Many data science tools allow you to perform complex operations in a single interface, making it easy to implement various data science projects. Of course, some tools may require you to know SQL, Python, R, or other programming languages. Still, many also allow you to perform these essential data science activities without needing to write any code.
Using the best data science tools for the task at hand makes it possible to uncover and communicate essential business insights to your organization, leading to better business decisions.
Looking to become a Data Scientist? Check out this Data Science course that covers the A-Z of Data Science skills.

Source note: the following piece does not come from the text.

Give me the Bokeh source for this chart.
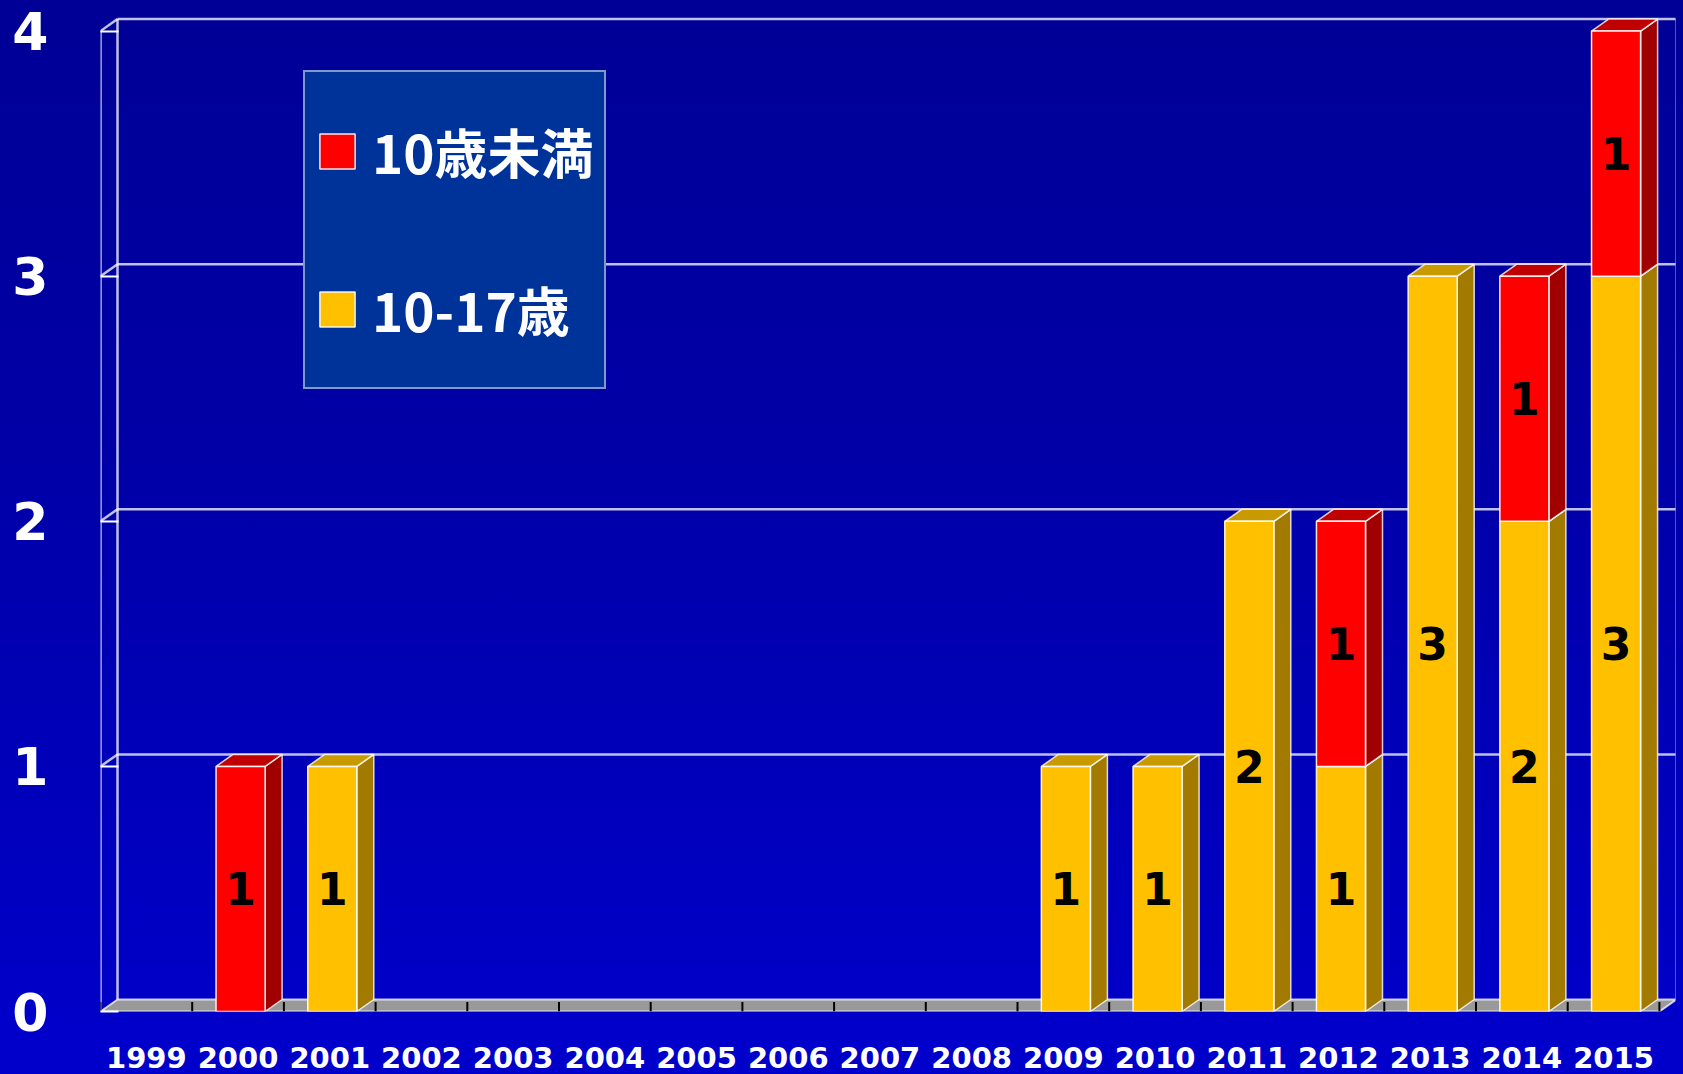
from bokeh.plotting import figure
from bokeh.models import Range1d, FixedTicker, Legend, LegendItem
from bokeh.core.properties import value
from bokeh.embed import file_html
from bokeh.resources import INLINE

# ---- data ----
years = [1999, 2000, 2001, 2002, 2003, 2004, 2005, 2006, 2007, 2008,
         2009, 2010, 2011, 2012, 2013, 2014, 2015]
under10 = [0, 1, 0, 0, 0, 0, 0, 0, 0, 0, 0, 0, 0, 1, 0, 1, 1]   # 10歳未満 (red, top)
teen = [0, 0, 1, 0, 0, 0, 0, 0, 0, 0, 1, 1, 2, 1, 3, 2, 3]      # 10-17歳 (yellow, bottom)
series_names = ["10歳未満", "10-17歳"]
y_ticks = [0, 1, 2, 3, 4]

# ---- geometry / style ----
W, H = 1683, 1074
LEFT, RIGHT, TOP, BOTTOM = 100, 8, 0, 63
PX_X = 91.7
PX_Y = 245.1
DX = 17 / PX_X
DY = 12 / PX_Y
BL, BR = -0.24, 0.295
n = len(years)
x0, x1 = -0.5, n - 0.5
GRID = "#FFFFFF"
GA = 0.75

p = figure(width=W, height=H, output_backend="svg", toolbar_location=None,
           min_border_left=LEFT, min_border_right=RIGHT, min_border_top=TOP,
           min_border_bottom=BOTTOM,
           x_range=Range1d(x0, x0 + (W - LEFT - RIGHT) / PX_X),
           y_range=Range1d(0, (H - TOP - BOTTOM) / PX_Y))
p.styles = {"background": "linear-gradient(to bottom, #000096 0%, #0000A6 40%, #0000CC 100%)"}
p.background_fill_alpha = 0
p.border_fill_alpha = 0
p.outline_line_color = None
p.grid.visible = False

# floor
p.patch([x0, x0 + DX, x1 + DX, x1], [0, DY, DY, 0], fill_color="#999999",
        line_color=GRID, line_alpha=GA, line_width=2)
# back wall gridlines
for v in y_ticks[1:]:
    p.line([x0 + DX, x1 + DX], [v + DY, v + DY], line_color=GRID, line_alpha=GA, line_width=2.5)
    p.line([x0, x0 + DX], [v, v + DY], line_color=GRID, line_alpha=GA, line_width=2.5)
# wall verticals
p.line([x0 + DX, x0 + DX], [DY, y_ticks[-1] + DY], line_color=GRID, line_alpha=GA, line_width=2.5)
p.line([x1 + DX, x1 + DX], [DY, y_ticks[-1] + DY], line_color=GRID, line_alpha=GA, line_width=2.5)
p.line([x0, x0], [0, y_ticks[-1]], line_color=GRID, line_alpha=GA, line_width=2.5)
# floor ticks
p.segment(x0=[x0 + k for k in range(n + 1)], y0=[0] * (n + 1),
          x1=[x0 + k for k in range(n + 1)], y1=[DY * 0.8] * (n + 1),
          line_color="black", line_width=2)


def draw_series(vals, bases, front, side, top):
    lefts, rights, bots, tops = [], [], [], []
    sxs, sys_, txs, tys = [], [], [], []
    lx, ly, lt = [], [], []
    for i, (v, b) in enumerate(zip(vals, bases)):
        if v <= 0:
            continue
        t = b + v
        lefts.append(i + BL); rights.append(i + BR); bots.append(b); tops.append(t)
        sxs.append([i + BR, i + BR + DX, i + BR + DX, i + BR])
        sys_.append([b, b + DY, t + DY, t])
        txs.append([i + BL, i + BL + DX, i + BR + DX, i + BR])
        tys.append([t, t + DY, t + DY, t])
        lx.append(i + (BL + BR) / 2); ly.append(b + v / 2); lt.append(str(v))
    p.patches(sxs, sys_, fill_color=side, line_color="white", line_alpha=0.8, line_width=1.5)
    p.patches(txs, tys, fill_color=top, line_color="white", line_alpha=0.8, line_width=1.5)
    r = p.quad(left=lefts, right=rights, bottom=bots, top=tops, fill_color=front,
               line_color="white", line_alpha=0.9, line_width=1.5)
    p.text(x=lx, y=ly, text=lt, text_color="black", text_font=value("DejaVu Sans"),
           text_font_style="bold", text_font_size="44px", text_align="center",
           text_baseline="middle")
    return r


r_teen = draw_series(teen, [0] * n, "#FFC000", "#A37A00", "#C99A00")
r_u10 = draw_series(under10, teen, "#FF0000", "#A00000", "#C00000")

# axes
ya = p.yaxis[0]
ya.ticker = FixedTicker(ticks=y_ticks)
ya.bounds = (0, y_ticks[-1])
ya.axis_line_color = None
ya.major_tick_in = 18
ya.major_tick_out = 0
ya.major_tick_line_color = "white"
ya.major_tick_line_width = 2
ya.minor_tick_line_color = None
ya.major_label_standoff = 52
ya.major_label_text_color = "white"
ya.major_label_text_font = "DejaVu Sans"
ya.major_label_text_font_style = "bold"
ya.major_label_text_font_size = "52px"

xa = p.xaxis[0]
xa.ticker = FixedTicker(ticks=list(range(n)))
xa.major_label_overrides = {i: str(y) for i, y in enumerate(years)}
xa.axis_line_color = None
xa.major_tick_line_color = None
xa.minor_tick_line_color = None
xa.major_label_standoff = 29
xa.major_label_text_color = "white"
xa.major_label_text_font = "DejaVu Sans"
xa.major_label_text_font_style = "bold"
xa.major_label_text_font_size = "29px"

legend = Legend(items=[LegendItem(label=series_names[0], renderers=[r_u10]),
                       LegendItem(label=series_names[1], renderers=[r_teen])],
                location=(203, 622), orientation="vertical",
                background_fill_color="#003399", background_fill_alpha=1,
                border_line_color="white", border_line_width=2,
                label_text_color="white", label_text_font="Noto Sans CJK JP",
                label_text_font_style="bold", label_text_font_size="53px",
                glyph_width=44, glyph_height=44, label_height=137,
                label_standoff=13, padding=10, spacing=21, margin=0)
p.add_layout(legend, "center")

open("out.html", "w").write(file_html(p, INLINE))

Frequently Asked Questions
1. Is Python a Data Science Tool?
Python is a versatile language that can be used for various tasks, including data science. While not explicitly designed for data science, it can be used for a range of data-related tasks. It also has many libraries for data science, including NumPy, pandas, and Matplotlib.
2. What Is the Most Popular Data Science Tool?
It is difficult to say due to the vast depth of the data science toolkit and the different categories of tools. But, some of the most popular data acquisition tools include Talend and IBM Datacap, while Amazon Redshift and BigQuery are popular for data warehousing. And, of course, Python is incredibly popular as a data science tool/skill.
3. Where Is Data Science Mostly Used?
Data science is used to understand current trends and patterns and help make future decisions. It can help you understand how people interact with your product, what they think of it, and how they might use it in the future. It helps to make better decisions by analyzing data and developing predictive models.